Pictures aside, repeat every entry exactly.
═══ Records to use ═══
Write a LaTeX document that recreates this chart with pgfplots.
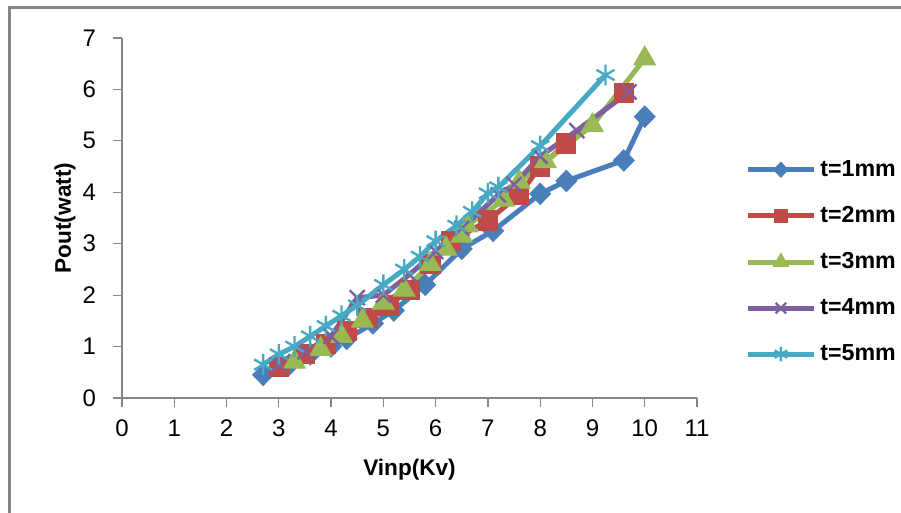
\documentclass[border=0pt]{standalone}
\usepackage{pgfplots}
\pgfplotsset{compat=1.18}
\usepackage{fontspec}
\setmainfont{Liberation Sans}
\usetikzlibrary{plotmarks}
\definecolor{c1}{RGB}{74,126,187}
\definecolor{c2}{RGB}{190,75,72}
\definecolor{c3}{RGB}{152,185,84}
\definecolor{c4}{RGB}{125,96,160}
\definecolor{c5}{RGB}{70,170,197}
\definecolor{axc}{RGB}{134,134,134}
\begin{document}
\begin{tikzpicture}
\path[use as bounding box] (0,0) rectangle (450.5pt,256.5pt);
\draw[axc, line width=1.5pt] (4.5pt,0) -- (4.5pt,252.5pt) -- (450.5pt,252.5pt);
\begin{axis}[
  at={(61pt,57.5pt)}, anchor=south west,
  scale only axis, width=287.5pt, height=180pt,
  xmin=0, xmax=11, ymin=0, ymax=7,
  xtick={0,1,...,11}, ytick={0,1,...,7},
  axis x line*=bottom, axis y line*=left,
  axis line style={axc, line width=0.6pt, -},
  tick style={axc, line width=0.6pt},
  tick align=outside, major tick length=4.5pt,
  xtick style={axc}, ytick style={axc},
  /pgf/number format/assume math mode=true,
  ticklabel style={font=\fontsize{12}{13}\selectfont},
  xticklabel style={yshift=-3pt},
  yticklabel style={xshift=-5pt},
  xlabel={\textbf{Vinp(Kv)}}, ylabel={\textbf{Pout(watt)}},
  label style={font=\fontsize{11.3}{13}\selectfont},
  xlabel style={at={(0.5,0)}, anchor=center, yshift=-36pt},
  ylabel style={at={(0,0.5)}, anchor=center, rotate=0, yshift=28.5pt},
  legend style={at={(1,0.378)}, anchor=west, xshift=24pt, draw=none, fill=none,
    font=\fontsize{11.6}{13}\selectfont\bfseries, row sep=9.5pt,
    inner sep=0pt, cells={anchor=west}},
  legend cell align=left,
  legend image code/.code={
    \draw[#1, mark repeat=2, mark phase=2, every mark/.append style={scale=0.7}] plot coordinates {(0pt,0pt) (16.5pt,0pt) (33pt,0pt)};
  },
  every axis plot/.append style={line width=2.5pt},
  clip=false,
]
\addplot[c1, mark=diamond*, mark size=5.3pt, mark options={fill=c1, line width=0.5pt, xscale=1.3}] coordinates {
(2.7,0.45) (3.2,0.65) (3.6,0.85) (4.0,1.0) (4.3,1.15) (4.8,1.45) (5.2,1.7) (5.8,2.2) (6.5,2.9) (7.1,3.25) (8.0,3.97) (8.5,4.22) (9.6,4.62) (10.0,5.47)};
\addlegendentry{t=1mm}
\addplot[c2, mark=square*, mark size=4.8pt, mark options={fill=c2, line width=0.5pt}] coordinates {
(3.0,0.6) (3.5,0.85) (3.9,1.05) (4.3,1.3) (4.7,1.55) (5.1,1.8) (5.5,2.1) (5.9,2.6) (6.3,3.05) (7.0,3.45) (7.6,3.95) (8.0,4.5) (8.5,4.95) (9.6,5.93)};
\addlegendentry{t=2mm}
\addplot[c3, mark=triangle*, mark size=6.2pt, mark options={fill=c3, line width=0.5pt}] coordinates {
(3.3,0.7) (3.8,0.95) (4.2,1.2) (4.6,1.5) (5.0,1.85) (5.4,2.1) (5.9,2.6) (6.2,2.9) (6.5,3.15) (6.6,3.35) (7.3,3.85) (7.6,4.2) (8.1,4.6) (9.0,5.3) (10.0,6.6)};
\addlegendentry{t=3mm}
\addplot[c4, mark=x, mark size=5.3pt, mark options={line width=1.2pt}] coordinates {
(3.0,0.65) (3.5,0.9) (4.0,1.2) (4.5,1.95) (5.0,2.0) (5.5,2.4) (6.0,2.85) (6.5,3.3) (7.2,3.95) (7.5,4.15) (8.0,4.7) (8.7,5.2) (9.7,5.95)};
\addlegendentry{t=4mm}
\addplot[c5, mark=asterisk, mark size=5.2pt, mark options={line width=1.2pt}] coordinates {
(2.7,0.65) (3.0,0.85) (3.3,1.0) (3.6,1.2) (3.9,1.4) (4.2,1.6) (4.5,1.8) (5.0,2.2) (5.4,2.5) (5.7,2.75) (6.0,3.05) (6.4,3.35) (6.7,3.62) (7.0,3.98) (7.2,4.1) (8.0,4.9) (9.25,6.28)};
\addlegendentry{t=5mm}
\end{axis}
\end{tikzpicture}
\end{document}
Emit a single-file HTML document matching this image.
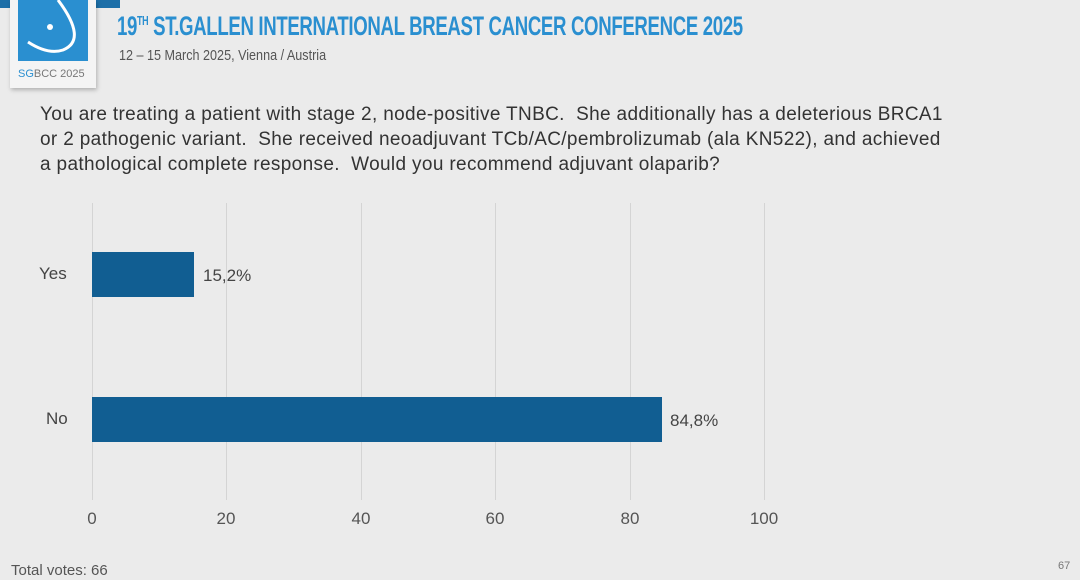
<!DOCTYPE html>
<html><head><meta charset="utf-8"><style>
body{margin:0;width:1080px;height:580px;background:#ebebeb;font-family:"Liberation Sans",sans-serif;position:relative;overflow:hidden}
.a{position:absolute}
.g{position:absolute;top:203px;height:297px;width:1px;background:#d4d4d4}
.t{position:absolute;top:509px;font-size:17px;color:#555;width:60px;text-align:center}
</style></head><body>
<div class="a" style="left:0;top:0;width:120px;height:8px;background:#1d6fa8"></div>
<div class="a" style="left:10px;top:0;width:86px;height:88px;background:#f4f4f4;box-shadow:1px 2px 4px rgba(0,0,0,.25)"></div>
<div class="a" style="left:18px;top:0;width:70px;height:61px;background:#2a8fd0"></div>
<svg class="a" style="left:18px;top:0" width="70" height="61"><path d="M40 0 Q70 40 45 50 Q30 55 10 42" stroke="#fff" stroke-width="3" fill="none"/><circle cx="32" cy="27" r="3" fill="#fff"/></svg>
<div class="a" style="left:18px;top:68px;font-size:11px;color:#777"><b style="color:#2a8fd0;font-weight:normal">SG</b>BCC 2025</div>
<div class="a" style="left:117px;top:11px;font-size:27px;font-weight:bold;color:#2a8fd0;transform:scaleX(.69);transform-origin:left;white-space:nowrap;letter-spacing:-0.5px">19<sup style="font-size:13px">TH</sup> ST.GALLEN INTERNATIONAL BREAST CANCER CONFERENCE 2025</div>
<div class="a" style="left:119px;top:47px;font-size:15px;color:#555;transform:scaleX(.84);transform-origin:left;white-space:nowrap">12 – 15 March 2025, Vienna / Austria</div>
<div class="a" style="left:40px;top:102px;font-size:19px;letter-spacing:0.35px;line-height:25px;color:#333;white-space:nowrap">You are treating a patient with stage 2, node-positive TNBC.&nbsp; She additionally has a deleterious BRCA1<br>or 2 pathogenic variant.&nbsp; She received neoadjuvant TCb/AC/pembrolizumab (ala KN522), and achieved<br>a pathological complete response.&nbsp; Would you recommend adjuvant olaparib?</div>
<div class="g" style="left:92px"></div><div class="g" style="left:226px"></div><div class="g" style="left:361px"></div><div class="g" style="left:495px"></div><div class="g" style="left:630px"></div><div class="g" style="left:764px"></div>
<div class="a" style="left:92px;top:252px;width:102px;height:45px;background:#115e92"></div>
<div class="a" style="left:92px;top:397px;width:570px;height:45px;background:#115e92"></div>
<div class="a" style="left:39px;top:264px;font-size:17px;color:#444">Yes</div>
<div class="a" style="left:46px;top:409px;font-size:17px;color:#444">No</div>
<div class="a" style="left:203px;top:266px;font-size:17px;color:#444">15,2%</div>
<div class="a" style="left:670px;top:411px;font-size:17px;color:#444">84,8%</div>
<div class="t" style="left:62px">0</div><div class="t" style="left:196px">20</div><div class="t" style="left:331px">40</div><div class="t" style="left:465px">60</div><div class="t" style="left:600px">80</div><div class="t" style="left:734px">100</div>
<div class="a" style="left:11px;top:562px;font-size:15px;color:#555">Total votes: 66</div>
<div class="a" style="left:1058px;top:560px;font-size:11px;color:#777">67</div>
</body></html>
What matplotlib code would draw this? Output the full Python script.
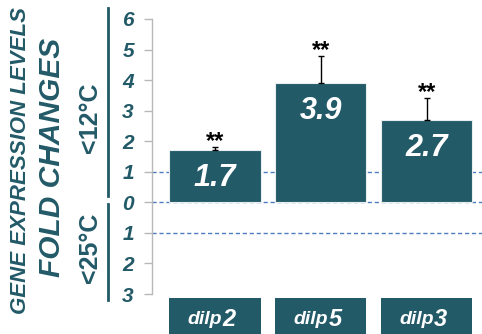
═══
Written answer:
Write a LaTeX document that recreates this chart with pgfplots.
\documentclass[border=0pt]{standalone}
\usepackage{pgfplots}
\pgfplotsset{compat=1.18}
\usepackage{fontspec}
\setmainfont{Liberation Sans}
\usetikzlibrary{plotmarks}
\definecolor{c1}{RGB}{74,126,187}
\definecolor{c2}{RGB}{190,75,72}
\definecolor{c3}{RGB}{152,185,84}
\definecolor{c4}{RGB}{125,96,160}
\definecolor{c5}{RGB}{70,170,197}
\definecolor{axc}{RGB}{134,134,134}
\begin{document}
\begin{tikzpicture}
\path[use as bounding box] (0,0) rectangle (450.5pt,256.5pt);
\draw[axc, line width=1.5pt] (4.5pt,0) -- (4.5pt,252.5pt) -- (450.5pt,252.5pt);
\begin{axis}[
  at={(61pt,57.5pt)}, anchor=south west,
  scale only axis, width=287.5pt, height=180pt,
  xmin=0, xmax=11, ymin=0, ymax=7,
  xtick={0,1,...,11}, ytick={0,1,...,7},
  axis x line*=bottom, axis y line*=left,
  axis line style={axc, line width=0.6pt, -},
  tick style={axc, line width=0.6pt},
  tick align=outside, major tick length=4.5pt,
  xtick style={axc}, ytick style={axc},
  /pgf/number format/assume math mode=true,
  ticklabel style={font=\fontsize{12}{13}\selectfont},
  xticklabel style={yshift=-3pt},
  yticklabel style={xshift=-5pt},
  xlabel={\textbf{Vinp(Kv)}}, ylabel={\textbf{Pout(watt)}},
  label style={font=\fontsize{11.3}{13}\selectfont},
  xlabel style={at={(0.5,0)}, anchor=center, yshift=-36pt},
  ylabel style={at={(0,0.5)}, anchor=center, rotate=0, yshift=28.5pt},
  legend style={at={(1,0.378)}, anchor=west, xshift=24pt, draw=none, fill=none,
    font=\fontsize{11.6}{13}\selectfont\bfseries, row sep=9.5pt,
    inner sep=0pt, cells={anchor=west}},
  legend cell align=left,
  legend image code/.code={
    \draw[#1, mark repeat=2, mark phase=2, every mark/.append style={scale=0.7}] plot coordinates {(0pt,0pt) (16.5pt,0pt) (33pt,0pt)};
  },
  every axis plot/.append style={line width=2.5pt},
  clip=false,
]
\addplot[c1, mark=diamond*, mark size=5.3pt, mark options={fill=c1, line width=0.5pt, xscale=1.3}] coordinates {
(2.7,0.45) (3.2,0.65) (3.6,0.85) (4.0,1.0) (4.3,1.15) (4.8,1.45) (5.2,1.7) (5.8,2.2) (6.5,2.9) (7.1,3.25) (8.0,3.97) (8.5,4.22) (9.6,4.62) (10.0,5.47)};
\addlegendentry{t=1mm}
\addplot[c2, mark=square*, mark size=4.8pt, mark options={fill=c2, line width=0.5pt}] coordinates {
(3.0,0.6) (3.5,0.85) (3.9,1.05) (4.3,1.3) (4.7,1.55) (5.1,1.8) (5.5,2.1) (5.9,2.6) (6.3,3.05) (7.0,3.45) (7.6,3.95) (8.0,4.5) (8.5,4.95) (9.6,5.93)};
\addlegendentry{t=2mm}
\addplot[c3, mark=triangle*, mark size=6.2pt, mark options={fill=c3, line width=0.5pt}] coordinates {
(3.3,0.7) (3.8,0.95) (4.2,1.2) (4.6,1.5) (5.0,1.85) (5.4,2.1) (5.9,2.6) (6.2,2.9) (6.5,3.15) (6.6,3.35) (7.3,3.85) (7.6,4.2) (8.1,4.6) (9.0,5.3) (10.0,6.6)};
\addlegendentry{t=3mm}
\addplot[c4, mark=x, mark size=5.3pt, mark options={line width=1.2pt}] coordinates {
(3.0,0.65) (3.5,0.9) (4.0,1.2) (4.5,1.95) (5.0,2.0) (5.5,2.4) (6.0,2.85) (6.5,3.3) (7.2,3.95) (7.5,4.15) (8.0,4.7) (8.7,5.2) (9.7,5.95)};
\addlegendentry{t=4mm}
\addplot[c5, mark=asterisk, mark size=5.2pt, mark options={line width=1.2pt}] coordinates {
(2.7,0.65) (3.0,0.85) (3.3,1.0) (3.6,1.2) (3.9,1.4) (4.2,1.6) (4.5,1.8) (5.0,2.2) (5.4,2.5) (5.7,2.75) (6.0,3.05) (6.4,3.35) (6.7,3.62) (7.0,3.98) (7.2,4.1) (8.0,4.9) (9.25,6.28)};
\addlegendentry{t=5mm}
\end{axis}
\end{tikzpicture}
\end{document}
Emit a single-file HTML document matching this image.
<!DOCTYPE html>
<html><head><meta charset="utf-8"><style>
body{margin:0;width:1080px;height:580px;background:#ebebeb;font-family:"Liberation Sans",sans-serif;position:relative;overflow:hidden}
.a{position:absolute}
.g{position:absolute;top:203px;height:297px;width:1px;background:#d4d4d4}
.t{position:absolute;top:509px;font-size:17px;color:#555;width:60px;text-align:center}
</style></head><body>
<div class="a" style="left:0;top:0;width:120px;height:8px;background:#1d6fa8"></div>
<div class="a" style="left:10px;top:0;width:86px;height:88px;background:#f4f4f4;box-shadow:1px 2px 4px rgba(0,0,0,.25)"></div>
<div class="a" style="left:18px;top:0;width:70px;height:61px;background:#2a8fd0"></div>
<svg class="a" style="left:18px;top:0" width="70" height="61"><path d="M40 0 Q70 40 45 50 Q30 55 10 42" stroke="#fff" stroke-width="3" fill="none"/><circle cx="32" cy="27" r="3" fill="#fff"/></svg>
<div class="a" style="left:18px;top:68px;font-size:11px;color:#777"><b style="color:#2a8fd0;font-weight:normal">SG</b>BCC 2025</div>
<div class="a" style="left:117px;top:11px;font-size:27px;font-weight:bold;color:#2a8fd0;transform:scaleX(.69);transform-origin:left;white-space:nowrap;letter-spacing:-0.5px">19<sup style="font-size:13px">TH</sup> ST.GALLEN INTERNATIONAL BREAST CANCER CONFERENCE 2025</div>
<div class="a" style="left:119px;top:47px;font-size:15px;color:#555;transform:scaleX(.84);transform-origin:left;white-space:nowrap">12 – 15 March 2025, Vienna / Austria</div>
<div class="a" style="left:40px;top:102px;font-size:19px;letter-spacing:0.35px;line-height:25px;color:#333;white-space:nowrap">You are treating a patient with stage 2, node-positive TNBC.&nbsp; She additionally has a deleterious BRCA1<br>or 2 pathogenic variant.&nbsp; She received neoadjuvant TCb/AC/pembrolizumab (ala KN522), and achieved<br>a pathological complete response.&nbsp; Would you recommend adjuvant olaparib?</div>
<div class="g" style="left:92px"></div><div class="g" style="left:226px"></div><div class="g" style="left:361px"></div><div class="g" style="left:495px"></div><div class="g" style="left:630px"></div><div class="g" style="left:764px"></div>
<div class="a" style="left:92px;top:252px;width:102px;height:45px;background:#115e92"></div>
<div class="a" style="left:92px;top:397px;width:570px;height:45px;background:#115e92"></div>
<div class="a" style="left:39px;top:264px;font-size:17px;color:#444">Yes</div>
<div class="a" style="left:46px;top:409px;font-size:17px;color:#444">No</div>
<div class="a" style="left:203px;top:266px;font-size:17px;color:#444">15,2%</div>
<div class="a" style="left:670px;top:411px;font-size:17px;color:#444">84,8%</div>
<div class="t" style="left:62px">0</div><div class="t" style="left:196px">20</div><div class="t" style="left:331px">40</div><div class="t" style="left:465px">60</div><div class="t" style="left:600px">80</div><div class="t" style="left:734px">100</div>
<div class="a" style="left:11px;top:562px;font-size:15px;color:#555">Total votes: 66</div>
<div class="a" style="left:1058px;top:560px;font-size:11px;color:#777">67</div>
</body></html>
What matplotlib code would draw this? Output the full Python script.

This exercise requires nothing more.